— begin INFORMATION PROVIDED —
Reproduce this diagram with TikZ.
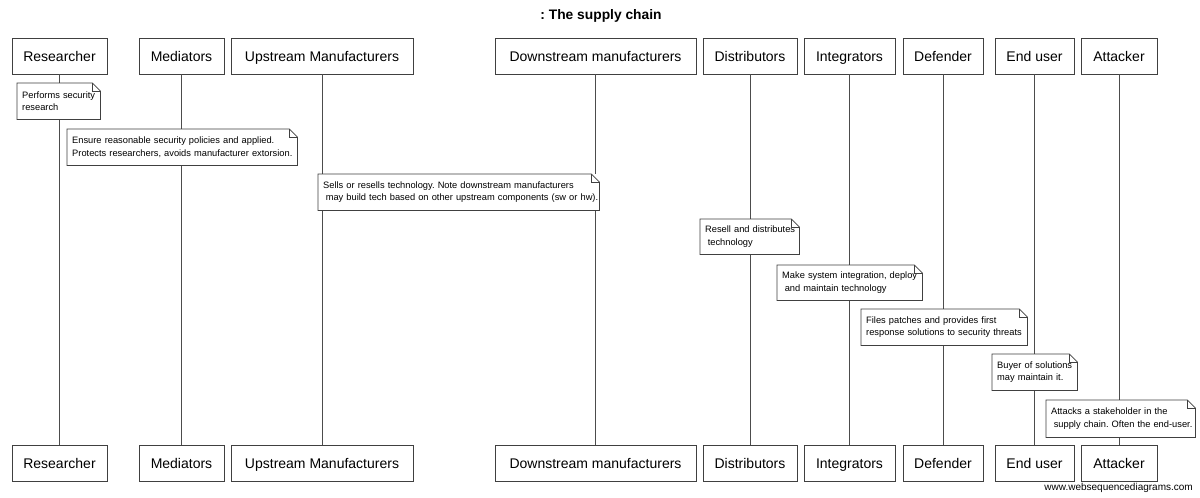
\documentclass[tikz,border=0pt]{standalone}
\usepackage{fontspec}
\setmainfont{Liberation Sans}
\frenchspacing
\begin{document}
\begin{tikzpicture}[x=1pt,y=-1pt,
  part/.style={draw=black!75, line width=0.9pt, fill=white, minimum height=36pt, inner sep=0pt, text height=11.5pt, text depth=1.5pt, font=\fontsize{14}{16}\selectfont},
  life/.style={draw=black!70, line width=0.9pt},
  notebox/.style={anchor=north west, fill=white, inner xsep=5pt, inner ysep=0pt, align=left, font=\fontsize{9.3}{12.5}\selectfont},
  noteline/.style={draw=black!75, line width=0.8pt},
]
\useasboundingbox[fill=white] (0,0) rectangle (1200,498);

\node[font=\bfseries\fontsize{13.8}{16}\selectfont] (title) at (601,16) {: The supply chain};

% participants top
\node[part, minimum width=95pt] (resT) at (59.5,56) {Researcher};
\node[part, minimum width=85pt] (medT) at (181.5,56) {Mediators};
\node[part, minimum width=182pt] (upT) at (322,56) {Upstream Manufacturers};
\node[part, minimum width=201pt] (downT) at (595.5,56) {Downstream manufacturers};
\node[part, minimum width=94pt] (disT) at (750,56) {Distributors};
\node[part, minimum width=91pt] (intT) at (849.5,56) {Integrators};
\node[part, minimum width=80pt] (defT) at (943,56) {Defender};
\node[part, minimum width=79pt] (endT) at (1034.5,56) {End user};
\node[part, minimum width=76pt] (attT) at (1119,56) {Attacker};
% participants bottom
\node[part, minimum width=95pt] (resB) at (59.5,463) {Researcher};
\node[part, minimum width=85pt] (medB) at (181.5,463) {Mediators};
\node[part, minimum width=182pt] (upB) at (322,463) {Upstream Manufacturers};
\node[part, minimum width=201pt] (downB) at (595.5,463) {Downstream manufacturers};
\node[part, minimum width=94pt] (disB) at (750,463) {Distributors};
\node[part, minimum width=91pt] (intB) at (849.5,463) {Integrators};
\node[part, minimum width=80pt] (defB) at (943,463) {Defender};
\node[part, minimum width=79pt] (endB) at (1034.5,463) {End user};
\node[part, minimum width=76pt] (attB) at (1119,463) {Attacker};

% lifelines
\foreach \p in {res,med,up,down,dis,int,def,end,att}
  \draw[life] (\p T) -- (\p B);

% notes
\node[notebox, minimum width=83pt, minimum height=36pt, text width=73pt] (n1) at (17,83)
  {\mbox{Performs security}\\\mbox{research}};
\node[notebox, minimum width=230pt, minimum height=36pt, text width=220pt] (n2) at (67,129)
  {\mbox{Ensure reasonable security policies and applied.}\\\mbox{Protects researchers, avoids manufacturer extorsion.}};
\node[notebox, minimum width=281pt, minimum height=36pt, text width=271pt] (n3) at (318,174)
  {\mbox{Sells or resells technology. Note downstream manufacturers}\\\mbox{\hspace*{0.28em}may build tech based on other upstream components (sw or hw).}};
\node[notebox, minimum width=99pt, minimum height=35pt, text width=89pt] (n4) at (700,219)
  {\mbox{Resell and distributes}\\\mbox{\hspace*{0.28em}technology}};
\node[notebox, minimum width=145pt, minimum height=35pt, text width=135pt] (n5) at (777,265)
  {\mbox{Make system integration, deploy}\\\mbox{\hspace*{0.28em}and maintain technology}};
\node[notebox, minimum width=166pt, minimum height=36pt, text width=156pt] (n6) at (861,309)
  {\mbox{Files patches and provides first}\\\mbox{response solutions to security threats}};
\node[notebox, minimum width=85pt, minimum height=36pt, text width=75pt] (n7) at (992,354)
  {\mbox{Buyer of solutions}\\\mbox{may maintain it.}};
\node[notebox, minimum width=149pt, minimum height=37pt, text width=139pt] (n8) at (1046,400)
  {\mbox{Attacks a stakeholder in the}\\\mbox{\hspace*{0.28em}supply chain. Often the end-user.}};

\foreach \n in {n1,n2,n3,n4,n5,n6,n7,n8}{
  \draw[noteline] (\n.north west) -- ([xshift=-8pt]\n.north east) -- ([yshift=-8pt]\n.north east) -- (\n.south east) -- (\n.south west) -- cycle;
  \draw[noteline, line width=0.6pt] ([xshift=-8pt]\n.north east) -- ([xshift=-8pt,yshift=-8pt]\n.north east) -- ([yshift=-8pt]\n.north east);
}

\node[anchor=east, font=\fontsize{10}{12}\selectfont, inner sep=0pt] (wm) at (1193,488) {www.websequencediagrams.com};
\end{tikzpicture}
\end{document}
— end INFORMATION PROVIDED —
**WHAT YOU HAVE TO DO**
Please reproduce the listing exactly from its opening line through the line that contains "(title) at (601,16)", both included, with all pictures omitted.

**ANSWER FOR THIS EXERCISE**
Reproduce this diagram with TikZ.
\documentclass[tikz,border=0pt]{standalone}
\usepackage{fontspec}
\setmainfont{Liberation Sans}
\frenchspacing
\begin{document}
\begin{tikzpicture}[x=1pt,y=-1pt,
  part/.style={draw=black!75, line width=0.9pt, fill=white, minimum height=36pt, inner sep=0pt, text height=11.5pt, text depth=1.5pt, font=\fontsize{14}{16}\selectfont},
  life/.style={draw=black!70, line width=0.9pt},
  notebox/.style={anchor=north west, fill=white, inner xsep=5pt, inner ysep=0pt, align=left, font=\fontsize{9.3}{12.5}\selectfont},
  noteline/.style={draw=black!75, line width=0.8pt},
]
\useasboundingbox[fill=white] (0,0) rectangle (1200,498);

\node[font=\bfseries\fontsize{13.8}{16}\selectfont] (title) at (601,16) {: The supply chain};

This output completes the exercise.